§ **Challenge**
Set down the data below from its first line to the line holding "const points = stations.map((s, i)", inclusive; omit all pictures.

--------------------------------------------------

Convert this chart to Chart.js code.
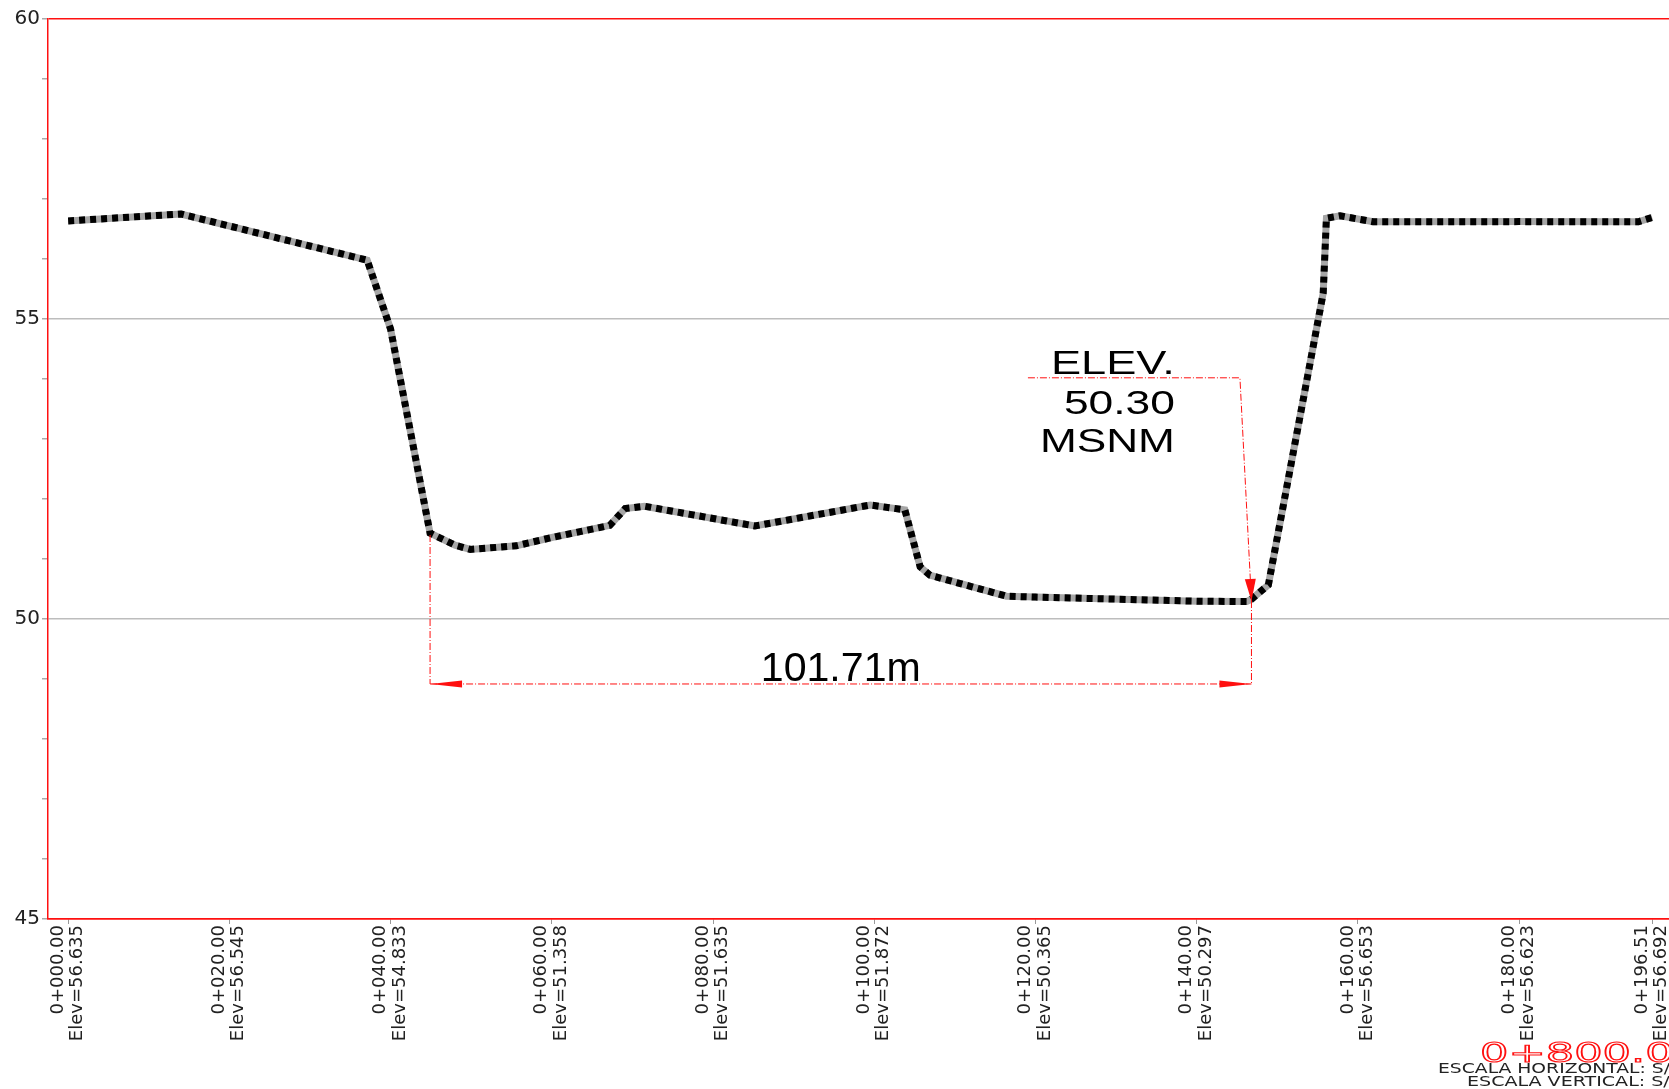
<!DOCTYPE html>
<html><head><meta charset="utf-8">
<script src="https://cdn.jsdelivr.net/npm/chart.js@4.4.0/dist/chart.umd.min.js"></script>
<style>html,body{margin:0;padding:0;background:#fff;overflow:hidden}#wrap{width:1669px;height:1089px;position:relative}</style>
</head><body><div id="wrap"><canvas id="c" width="1669" height="1089"></canvas></div>
<script>
// ---- data ----
const stations   = [0, 14.0, 37.1, 40.0, 44.9, 48.0, 49.9, 55.6, 60.0, 67.2, 69.1, 71.5, 85.2, 99.5, 103.8, 105.7, 106.9, 116.4, 120.0, 140.0, 146.2, 146.8, 148.9, 155.7, 156.1, 157.8, 161.9, 180.0, 194.8, 196.51];
const elevations = [56.635, 56.75, 55.98, 54.833, 51.43, 51.23, 51.16, 51.22, 51.358, 51.56, 51.84, 51.88, 51.55, 51.90, 51.82, 50.87, 50.73, 50.38, 50.365, 50.297, 50.29, 50.33, 50.57, 55.43, 56.68, 56.72, 56.62, 56.623, 56.62, 56.692];
const tickStations      = [0, 20, 40, 60, 80, 100, 120, 140, 160, 180, 196.51];
const tickStationLabels = ['0+000.00','0+020.00','0+040.00','0+060.00','0+080.00','0+100.00','0+120.00','0+140.00','0+160.00','0+180.00','0+196.51'];
const tickElevLabels    = ['Elev=56.635','Elev=56.545','Elev=54.833','Elev=51.358','Elev=51.635','Elev=51.872','Elev=50.365','Elev=50.297','Elev=56.653','Elev=56.623','Elev=56.692'];
const yMajorTicks = [45, 50, 55, 60];
const yGridLines  = [50, 55];
const sectionTitle = '0+800.00';
const scaleNotes   = ['ESCALA HORIZONTAL: S/N', 'ESCALA VERTICAL: S/N'];
const widthLabel   = '101.71m';
const widthFrom = 44.9, widthTo = 146.8, widthLevel = 48.917, widthFromTop = 51.40;
const waterLabel   = ['ELEV.', '50.30', 'MSNM'];
const waterStation = 146.8, waterElev = 50.30;
const leaderFrom = 119.07, leaderTo = 145.37, leaderElev = 54.02, waterTextStation = 137.3;

const RED = '#ff1010';
const points = stations.map((s, i) => ({x: s, y: elevations[i]}));

function arrow(ctx, tx, ty, dx, dy, len, hw) {
  const d = Math.hypot(dx, dy); dx /= d; dy /= d;
  const bx = tx - dx * len, by = ty - dy * len, nx = -dy, ny = dx;
  ctx.beginPath(); ctx.moveTo(tx, ty);
  ctx.lineTo(bx + nx * hw, by + ny * hw); ctx.lineTo(bx - nx * hw, by - ny * hw);
  ctx.closePath(); ctx.fill();
}
function fitText(ctx, text, x, y, width, align, stroke) {
  const w = ctx.measureText(text).width;
  ctx.save(); ctx.translate(x, y); ctx.scale(width / w, 1);
  ctx.textAlign = align;
  if (stroke) ctx.strokeText(text, 0, 0); else ctx.fillText(text, 0, 0);
  ctx.restore();
}

const annot = {
  id: 'annot',
  afterDatasetsDraw(chart) {
    const {ctx, scales: {x, y}} = chart;
    ctx.save();
    ctx.strokeStyle = RED; ctx.fillStyle = RED; ctx.lineWidth = 1;
    ctx.setLineDash([7, 2, 1, 2]);
    // dimension line
    const x1 = x.getPixelForValue(widthFrom), x2 = x.getPixelForValue(widthTo), yd = y.getPixelForValue(widthLevel);
    ctx.beginPath();
    ctx.moveTo(x1, yd); ctx.lineTo(x2, yd);
    ctx.moveTo(x1, y.getPixelForValue(widthFromTop)); ctx.lineTo(x1, yd);
    ctx.moveTo(x2, y.getPixelForValue(waterElev)); ctx.lineTo(x2, yd);
    ctx.stroke();
    ctx.setLineDash([]);
    arrow(ctx, x1, yd, -1, 0, 32, 3.5);
    arrow(ctx, x2, yd, 1, 0, 32, 3.5);
    // dimension text
    ctx.fillStyle = '#000';
    ctx.font = '40px "Liberation Sans", Arial, sans-serif';
    ctx.textBaseline = 'alphabetic';
    fitText(ctx, widthLabel, (x1 + x2) / 2, yd - 3, 160, 'center');
    // water level leader
    ctx.strokeStyle = RED; ctx.fillStyle = RED;
    ctx.setLineDash([7, 2, 1, 2]);
    const lx1 = x.getPixelForValue(leaderFrom), lx2 = x.getPixelForValue(leaderTo), ly = y.getPixelForValue(leaderElev);
    const tx = x.getPixelForValue(waterStation), ty = y.getPixelForValue(waterElev);
    ctx.beginPath(); ctx.moveTo(lx1, ly); ctx.lineTo(lx2, ly); ctx.lineTo(tx, ty); ctx.stroke();
    ctx.setLineDash([]);
    arrow(ctx, tx, ty, tx - lx2, ty - ly, 22, 5.5);
    // water text
    ctx.fillStyle = '#000';
    ctx.font = '34px "Liberation Sans", Arial, sans-serif';
    const rx = x.getPixelForValue(waterTextStation);
    fitText(ctx, waterLabel[0], rx, ly - 4, 124, 'right');
    fitText(ctx, waterLabel[1], rx, ly + 36, 111, 'right');
    fitText(ctx, waterLabel[2], rx, ly + 74, 135, 'right');
    // title block bottom right
    ctx.font = '26px "DejaVu Sans", sans-serif';
    ctx.strokeStyle = RED; ctx.lineWidth = 1.1;
    ctx.textBaseline = 'alphabetic';
    fitText(ctx, sectionTitle, 1480, 1062, 222, 'left', true);
    ctx.fillStyle = '#222';
    ctx.font = '14px "DejaVu Sans", sans-serif';
    fitText(ctx, scaleNotes[0], 1438, 1073, 246, 'left');
    fitText(ctx, scaleNotes[1], 1467, 1086, 217, 'left');
    ctx.restore();
  }
};

new Chart(document.getElementById('c'), {
  type: 'line',
  data: {
    datasets: [
      {data: points, borderColor: '#000', borderWidth: 7, borderDash: [6, 5], pointRadius: 0, tension: 0, borderCapStyle: 'butt', borderJoinStyle: 'miter'},
      {data: points, borderColor: '#a6a6a6', borderWidth: 7, pointRadius: 0, tension: 0, borderCapStyle: 'butt', borderJoinStyle: 'miter'}
    ]
  },
  options: {
    responsive: false, animation: false, devicePixelRatio: 1,
    layout: {padding: {top: 19, left: 0, right: 0, bottom: 0}},
    plugins: {legend: {display: false}, tooltip: {enabled: false}},
    scales: {
      x: {
        type: 'linear', min: -2.5, max: 198.6,
        afterBuildTicks: s => { s.ticks = tickStations.map(v => ({value: v})); },
        afterFit: s => { s.height = 170; s.paddingLeft = 0; s.paddingRight = 0; },
        ticks: {
          autoSkip: false, maxRotation: 90, minRotation: 90, padding: 1, labelOffset: -10,
          color: '#222', font: {family: '"DejaVu Sans", sans-serif', size: 18, lineHeight: 1.08},
          callback: v => { const i = tickStations.indexOf(v); return [tickStationLabels[i], tickElevLabels[i]]; }
        },
        grid: {drawOnChartArea: false, drawTicks: true, tickLength: 5, tickColor: '#999'},
        border: {color: RED, width: 1.5}
      },
      y: {
        type: 'linear', min: 45, max: 60,
        afterFit: s => { s.width = 48; s.paddingTop = 0; s.paddingBottom = 0; },
        ticks: {
          stepSize: 1, padding: 2, color: '#222',
          font: {family: '"DejaVu Sans", sans-serif', size: 20},
          callback: v => yMajorTicks.includes(v) ? String(v) : ''
        },
        grid: {
          drawTicks: true, tickLength: 6, tickColor: '#aaa', lineWidth: 1.5,
          color: c => {
            const v = c.tick && c.tick.value;
            if (v === 60 || v === 45) return RED;
            return yGridLines.includes(v) ? '#bdbdbd' : 'rgba(0,0,0,0)';
          }
        },
        border: {color: RED, width: 1.5}
      }
    }
  },
  plugins: [annot]
});
</script></body></html>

--------------------------------------------------

§ **Answer for this exercise**
Convert this chart to Chart.js code.
<!DOCTYPE html>
<html><head><meta charset="utf-8">
<script src="https://cdn.jsdelivr.net/npm/chart.js@4.4.0/dist/chart.umd.min.js"></script>
<style>html,body{margin:0;padding:0;background:#fff;overflow:hidden}#wrap{width:1669px;height:1089px;position:relative}</style>
</head><body><div id="wrap"><canvas id="c" width="1669" height="1089"></canvas></div>
<script>
// ---- data ----
const stations   = [0, 14.0, 37.1, 40.0, 44.9, 48.0, 49.9, 55.6, 60.0, 67.2, 69.1, 71.5, 85.2, 99.5, 103.8, 105.7, 106.9, 116.4, 120.0, 140.0, 146.2, 146.8, 148.9, 155.7, 156.1, 157.8, 161.9, 180.0, 194.8, 196.51];
const elevations = [56.635, 56.75, 55.98, 54.833, 51.43, 51.23, 51.16, 51.22, 51.358, 51.56, 51.84, 51.88, 51.55, 51.90, 51.82, 50.87, 50.73, 50.38, 50.365, 50.297, 50.29, 50.33, 50.57, 55.43, 56.68, 56.72, 56.62, 56.623, 56.62, 56.692];
const tickStations      = [0, 20, 40, 60, 80, 100, 120, 140, 160, 180, 196.51];
const tickStationLabels = ['0+000.00','0+020.00','0+040.00','0+060.00','0+080.00','0+100.00','0+120.00','0+140.00','0+160.00','0+180.00','0+196.51'];
const tickElevLabels    = ['Elev=56.635','Elev=56.545','Elev=54.833','Elev=51.358','Elev=51.635','Elev=51.872','Elev=50.365','Elev=50.297','Elev=56.653','Elev=56.623','Elev=56.692'];
const yMajorTicks = [45, 50, 55, 60];
const yGridLines  = [50, 55];
const sectionTitle = '0+800.00';
const scaleNotes   = ['ESCALA HORIZONTAL: S/N', 'ESCALA VERTICAL: S/N'];
const widthLabel   = '101.71m';
const widthFrom = 44.9, widthTo = 146.8, widthLevel = 48.917, widthFromTop = 51.40;
const waterLabel   = ['ELEV.', '50.30', 'MSNM'];
const waterStation = 146.8, waterElev = 50.30;
const leaderFrom = 119.07, leaderTo = 145.37, leaderElev = 54.02, waterTextStation = 137.3;

const RED = '#ff1010';
const points = stations.map((s, i) => ({x: s, y: elevations[i]}));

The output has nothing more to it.